Chi ha il potere di imporre una riforma così importante ha il dovere non solo di ascoltare le critiche, ma anche di accoglierne le più importanti e non mancano oggi le voci sagge e competenti – anche all’interno della maggioranza – che ne evidenziano gli aspetti problematici. Quando si arriverà al referendum non sarà più possibile correggere errori o contraddizioni: si dovrà scegliere tra il Sì o il No, tagliando con l’accetta una materia che invece richiede il bisturi. Viola la sovranità popolare, infine, che discutendo di questa riforma non si faccia anzitutto riferimento alla Costituzione: massima espressione di tale sovranità è infatti il potere costituente, che entra in campo quando si devono gettare le fondamenta della vita comune (e non è questo il momento).

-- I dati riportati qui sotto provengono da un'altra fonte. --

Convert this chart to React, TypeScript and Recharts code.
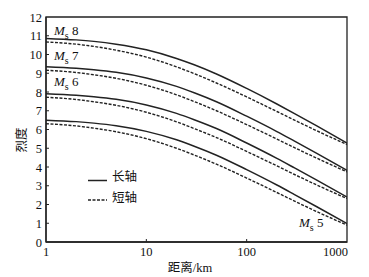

Si argomenta che la Costituzione è stata frutto di un compromesso, che non ha un’impostazione unitaria, che tanti la interpretano in modi diversi... Insomma, poco più che buoni principi espressi in forma generica. Non è così, come ha ricordato il Presidente Mattarella pochi giorni fa. Il nucleo del compromesso costituzionale fu l’intesa raggiunta, tra tutte le più importanti forze politiche, sul primato della democrazia rispetto alle loro diverse ideologie: è questa la sostanza dell’antifascismo della Carta. Per la Costituzione la sovranità popolare non è solo un punto di partenza, ma anche un obiettivo da raggiungere, la democrazia non è solo un insieme di istituzioni, norme e procedure, ma anche un processo per affermare l’uguaglianza non solo formale ma anche sostanziale di tutti i cittadini, rimuovendo gli ostacoli che impediscono l’inclusione di chi è più emarginato, svantaggiato, in difficoltà. Una spinta che ha fatto crescere enormemente la società italiana ma che oggi sembra affievolirsi sempre di più.